Faible lors de l’injection, mais traitement eau énergivore

Élevée (liquéfaction + transport du N)

Flexibilité opérationnelle

Très mature, industrialisée

Moins mature, expérimentale

Utilisation en Chine

Généralisée (Sichuan, Ordos)

hybride (Xinjiang, désert de Qaidam)



Analyse comparative fracturation hydraulique vs fracturation à l'azote liquide

Avantages de la fracturation hydraulique

  • Technologie éprouvée, maîtrise industrielle complète.
  • Capacité à produire de grands volumes de gaz à faible coût dans des zones bien caractérisées.
  • Écosystème d’approvisionnement déjà en place (additifs, proppants, traitement des eaux).

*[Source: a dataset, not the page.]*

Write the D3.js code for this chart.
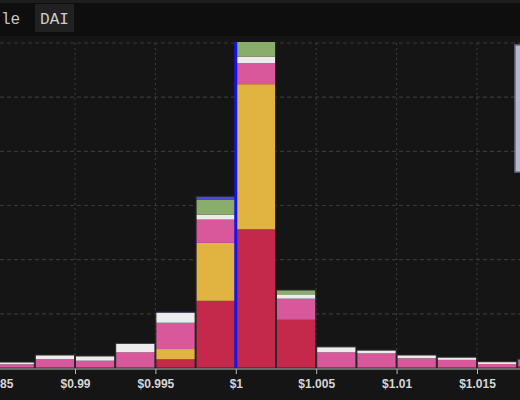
<!DOCTYPE html>
<html>
<head>
<meta charset="utf-8">
<script src="https://cdn.jsdelivr.net/npm/d3@7"></script>
<style>
  body { margin: 0; background: #151515; }
  svg { display: block; }
</style>
</head>
<body>
<svg id="graf" width="520" height="400"></svg>
<script>
// bin start prices (each bin is 0.0025 wide)
const binStarts = [0.985, 0.9875, 0.99, 0.9925, 0.995, 0.9975, 1.0, 1.0025, 1.005, 1.0075, 1.01, 1.0125, 1.015, 1.0175];
const binWidth = 0.0025;

// stacked series, bottom to top
const series = ["s1", "s2", "s3", "s4", "s5", "s6"];
const s1 = [0, 0, 0, 0, 1.6, 12.4, 25.6, 8.9, 0, 0, 0, 0, 0, 0.35];
const s2 = [0, 0, 0, 0, 1.9, 10.7, 26.8, 0, 0, 0, 0, 0, 0, 0];
const s3 = [0.7, 1.66, 1.35, 2.9, 4.85, 4.3, 3.9, 3.9, 2.9, 2.7, 1.8, 1.5, 0.74, 1.3];
const s4 = [0.4, 0.74, 0.87, 1.66, 1.9, 0.9, 1.2, 0.8, 1.0, 0.6, 0.6, 0.5, 0.42, 0];
const s5 = [0, 0, 0, 0, 0, 2.8, 2.8, 0.8, 0, 0, 0, 0, 0, 0];
const s6 = [0, 0, 0, 0, 0.1, 0.6, 0, 0, 0, 0, 0, 0, 0, 0];
const colores = ["#c4294b", "#e1b441", "#d9589b", "#ececec", "#8bad6b", "#4b4bd6"];

const xTicks = [0.985, 0.99, 0.995, 1.0, 1.005, 1.01, 1.015];
const yTicks = [0, 10, 20, 30, 40, 50, 60];
const pegPrice = 1.0;

const svg = d3.select("#graf");

// top bar
svg.append("rect").attr("x", 0).attr("y", 0).attr("width", 520).attr("height", 36).attr("fill", "#0e0e0e");
svg.append("rect").attr("x", 0).attr("y", 0).attr("width", 520).attr("height", 3).attr("fill", "#1d1d1d");
svg.append("text").attr("x", 1).attr("y", 24)
  .attr("font-family", "Liberation Mono, monospace").attr("font-size", 16).attr("fill", "#c4c4c4")
  .text("le");
svg.append("rect").attr("x", 35).attr("y", 4).attr("width", 39).attr("height", 28).attr("fill", "#212121");
svg.append("text").attr("x", 54.5).attr("y", 24).attr("text-anchor", "middle")
  .attr("font-family", "Liberation Mono, monospace").attr("font-size", 16).attr("fill", "#cfcfcf")
  .text("DAI");

const x = d3.scaleLinear().domain([0.99, 1.015]).range([75, 477]);
const y = d3.scaleLinear().domain([0, 60]).range([368, 43]);

// grid
const grid = svg.append("g");
grid.selectAll(".h").data(yTicks.slice(1)).enter().append("line")
  .attr("x1", 0).attr("x2", 520)
  .attr("y1", d => y(d)).attr("y2", d => y(d))
  .attr("stroke", "#383838").attr("stroke-width", 1.2).attr("stroke-dasharray", "4,3");
grid.selectAll(".v").data(xTicks).enter().append("line")
  .attr("x1", d => x(d)).attr("x2", d => x(d))
  .attr("y1", y(60)).attr("y2", y(0))
  .attr("stroke", "#383838").attr("stroke-width", 1.2).attr("stroke-dasharray", "2,3");

// stacked bars
const tabla = binStarts.map((b, i) => ({ x0: b, s1: s1[i], s2: s2[i], s3: s3[i], s4: s4[i], s5: s5[i], s6: s6[i] }));
const stack = d3.stack().keys(series)(tabla);

svg.append("clipPath").attr("id", "plot").append("rect")
  .attr("x", 0).attr("y", 42).attr("width", 520).attr("height", 330);

const barras = svg.append("g").attr("clip-path", "url(#plot)");
stack.forEach((capa, k) => {
  barras.append("g").selectAll("rect")
    .data(capa.filter(d => d[1] - d[0] > 0))
    .enter()
    .append("rect")
    .attr("x", d => x(d.data.x0) + 0.5)
    .attr("width", d => x(d.data.x0 + binWidth) - x(d.data.x0) - 1)
    .attr("y", d => y(d[1]))
    .attr("height", d => y(d[0]) - y(d[1]))
    .attr("fill", colores[k]);
});
// dark outline around each bar
barras.append("g").selectAll("rect")
  .data(tabla)
  .enter()
  .append("rect")
  .attr("x", d => x(d.x0) + 0.5)
  .attr("width", d => x(d.x0 + binWidth) - x(d.x0) - 1)
  .attr("y", d => y(d3.sum(series, k => d[k])))
  .attr("height", d => y(0) - y(d3.sum(series, k => d[k])))
  .attr("fill", "none")
  .attr("stroke", "#2a2a2a")
  .attr("stroke-width", 1);

// peg line
svg.append("line")
  .attr("x1", x(pegPrice)).attr("x2", x(pegPrice))
  .attr("y1", 42).attr("y2", y(0))
  .attr("stroke", "#1414f0").attr("stroke-width", 3);

// x axis
const eje = svg.append("g").attr("transform", `translate(0,${y(0) + 1})`)
  .call(d3.axisBottom(x).tickValues(xTicks).tickSize(5).tickSizeOuter(0)
    .tickFormat(d => "$" + (+d.toFixed(3))));
eje.select(".domain").attr("stroke", "#b8b8b8").attr("d", "M-10,0H530");
eje.selectAll(".tick line").attr("stroke", "#b8b8b8");
eje.selectAll(".tick text")
  .attr("fill", "#d6d6d6")
  .attr("font-family", "Liberation Sans, Arial, sans-serif")
  .attr("font-weight", "bold")
  .attr("font-size", 12)
  .attr("dy", "0.95em");

// legend box (cut off at right edge)
svg.append("rect").attr("x", 515).attr("y", 45).attr("width", 20).attr("height", 127)
  .attr("fill", "#b9b6d2").attr("stroke", "#6d6b8a").attr("stroke-width", 1.5);
</script>
</body>
</html>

Avantages de la fracturation à l'azote liquide

  • Appropriée pour zones arides ou formations argileuses sensibles à l’eau.
  • Risques environnementaux réduits, notamment vis-à-vis des nappes phréatiques.
  • Pas de pollution chimique durable.

Limites de la technique

  • Coût élevé de la liquéfaction de l’azote (~0,06–0,09$/kg). Il en faut évidemment de très grands volumes pour compléter la fracturation à chacun des puits
  • La logistique est très complexe: transport cryogénique, équipements spécialisés, etc.
  • Moins de recul sur la durabilité des fissures induites; on a constaté que sans les proppants entrainés par l'eau dans la fracturation hydraulique, certaines fractures se referment.

Enjeux stratégiques pour la Chine

  • Politique de diversification : la Chine utilise la l’azote liquide comme complément pour zones où l’eau est rare ou précieuse.
  • Technologie en maturation rapide : on tente de mettre au point une intégration de l'azote liquide avec des microproppants ou des gels porteurs pour accroître l’efficacité de la mise en place des particules qui sont nécessaires pour garder les fractures ouvertes.
  • Potentiel environnemental : fort attrait dans les zones sensibles comme en Himalaya oriental, Ordos, Tarim.